Shea is pretty accurate with it, but the spear is heavy and travels only about 30 yards. He thinks the earliest spears were not much good for throwing, and instead were used more as lances.
The Atlatl -- A Catapult For The Arm
But humans eventually discovered physics. Try this simple experiment: Make a throwing motion with your arm. You'll see that your hand moves a lot farther than your elbow does. It also moves faster. So if you could make your arm even longer, your throwing speed would be much faster. It's the same principle as a catapult.
The atlatl does just that. It's a slender, 2-foot length of wood, and the name comes from the Aztecs, though Shea believes it long predates that culture. It's a spear-thrower. You hold one end in your palm, strapped to your fingers. At the other end, you attach an arrow or dart, with the point directed out toward that herd of wildebeest you've been tracking. You throw by stepping forward and basically flinging the dart forward with the arm and a flick of the wrist.

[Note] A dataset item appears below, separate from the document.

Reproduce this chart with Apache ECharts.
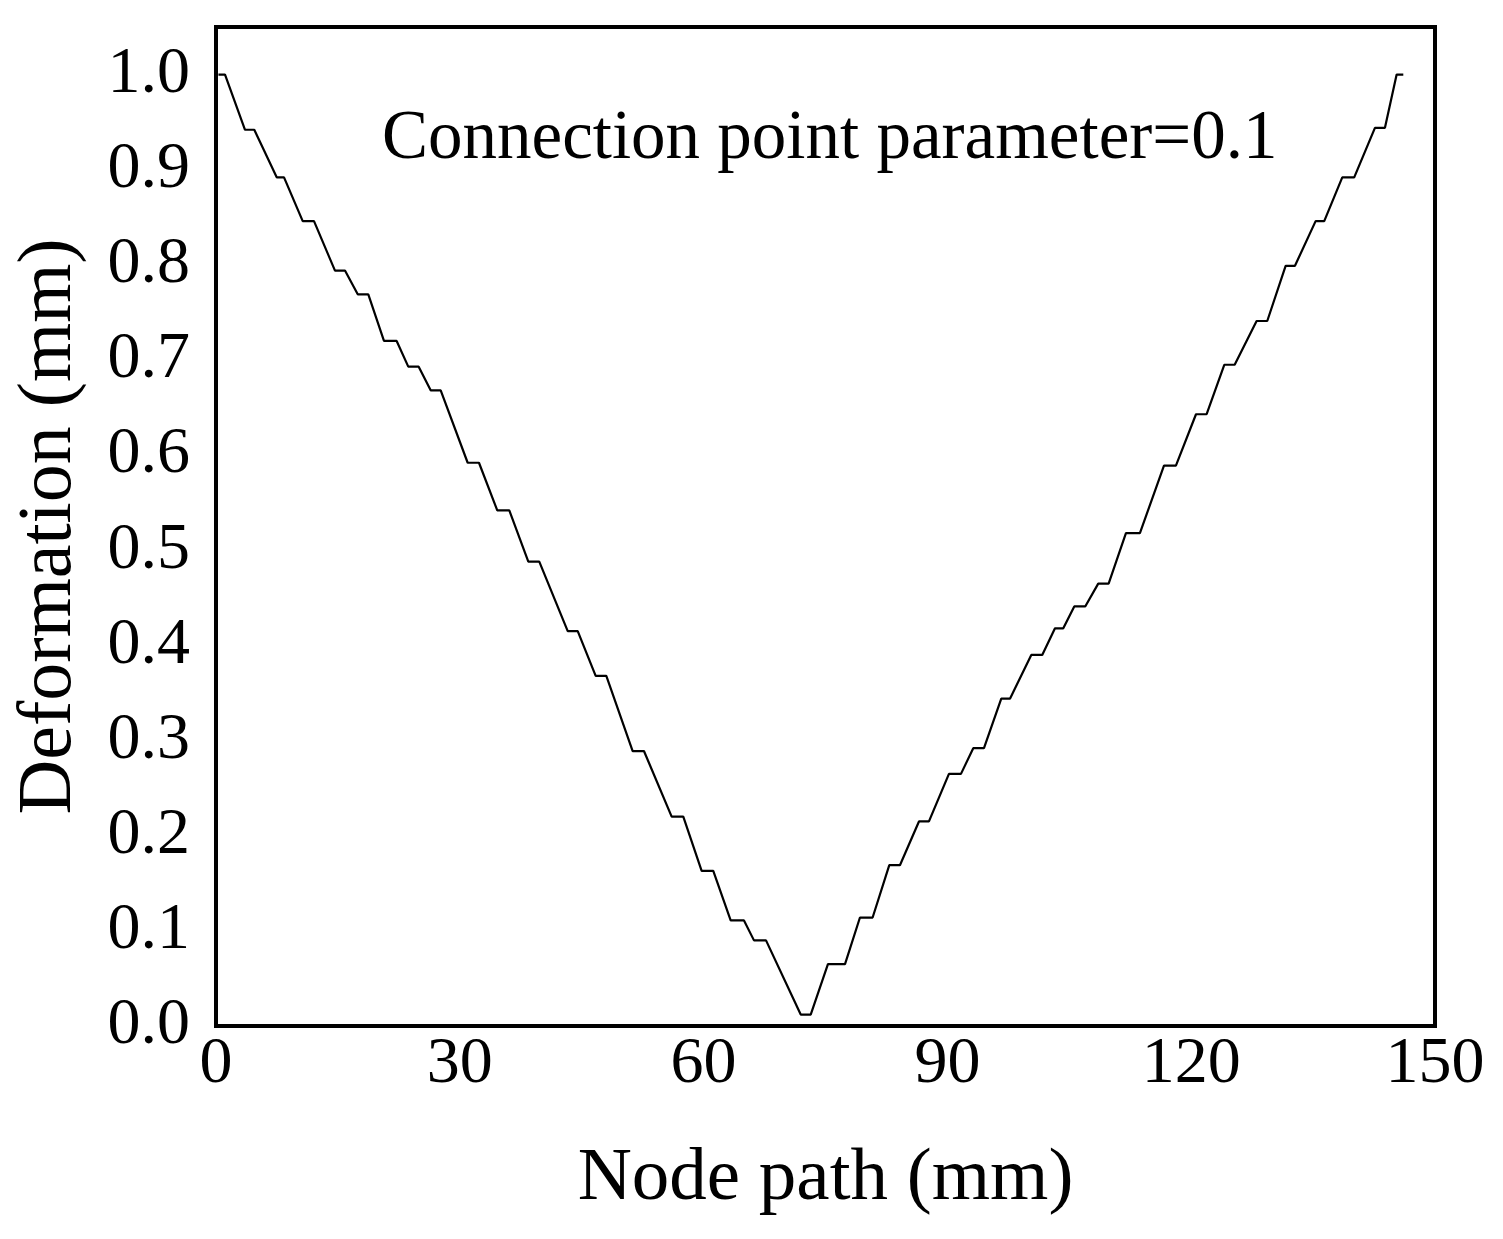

Shea fires one off with very little effort, and the dart travels a good 50 yards. "If that had hit a person, it would've knocked them off their feet onto the ground," he says. "A little bit closer than that, it would've pinned them to the ground. These things are serious weapons."
Even 150 feet is easy. One of Shea's students threw a dart the length of a football field, and Shea suspects that the hungrier you are, the better you throw.
Primitive as these weapons may have been, they gave early humans a huge advantage in hunting for calorie-rich meat and for defending themselves from predators or other humans.
"With weapons systems like this, body size doesn't matter -- it's all in length and speed of rotation," Shea says. The length refers to the length of the arm; because the throwing motion is rotational from the shoulder out, the atlatl simply lengthens the arm to increase the throwing speed and force.
The shoulder is a quirky joint and one that's complicated and prone to injury. But it helped turn a puny primate into the planet's most efficient predator.